Investing.com

Investing.com - Natural gas futures extended losses on Thursday, after data showed that U.S. natural gas supplies rose more than expected last week.



On the New York Mercantile Exchange, natural gas for delivery in June tumbled 2.05%, or 9.1 cents to trade at $4.382 per million British thermal units during U.S. morning hours. Futures traded at $4.450 prior to the release of the supply data.



Prices fell to a session low of $4.372 per million British thermal units earlier, the weakest since May 15. Natural gas ended Wednesday’s session down 1.74%, or 7.9 cents to settle at $4.473.
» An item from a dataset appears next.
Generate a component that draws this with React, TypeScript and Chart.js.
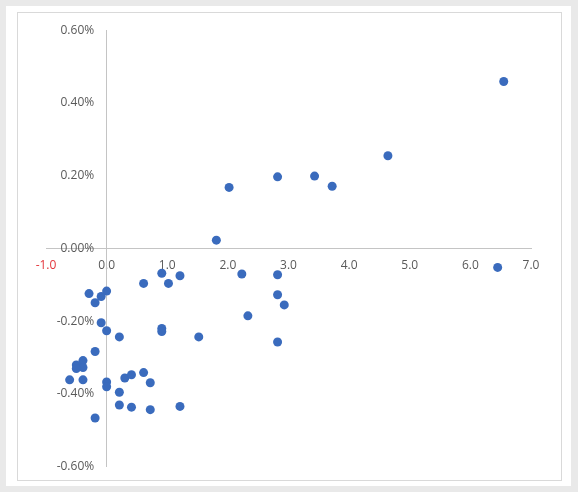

Futures were likely to find support at $4.289 per million British thermal units, the low from May 15 and resistance at $4.575, the high from May 21.



The U.S. Energy Information Administration said in its weekly report that natural gas storage in the U.S. in the week ended May 16 rose by 106 billion cubic feet, above forecasts for an increase of 102 billion cubic feet.



The five-year average change for the week is a build of 90 billion cubic feet.



Total U.S. natural gas storage stood at 1.266 trillion cubic feet. Stocks were 774 billion cubic feet less than last year at this time and 943 billion cubic feet below the five-year average of 2.209 trillion cubic feet for this time of year.



The report showed that in the East Region, stocks were 449 billion cubic feet below the five-year average, following net injections of 65 billion cubic feet.



Stocks in the Producing Region were 379 billion cubic feet below the five-year average of 892 billion cubic feet after a net injection of 29 billion cubic feet.



Producers would need to add 2.6 trillion to 2.9 trillion cubic feet to storage by November 1 to meet typical winter demand, analysts said.



Meanwhile, updated weather forecasting models called for mild springtime temperatures over much of the Midwest and Northeast, which was likely to lower heating demand.



Spring and fall see the weakest demand for natural gas in the U.S, as the absence of extreme temperatures curbs demand for heating and air conditioning.



Approximately 52% of U.S. households use natural gas for heating, according to the Energy Department.



Elsewhere on the Nymex, U.S. crude oil for delivery in July eased up 0.05%, or 5 cents, to trade at $104.12 a barrel, while heating oil for June delivery added 0.21% to trade at $2.959 per gallon.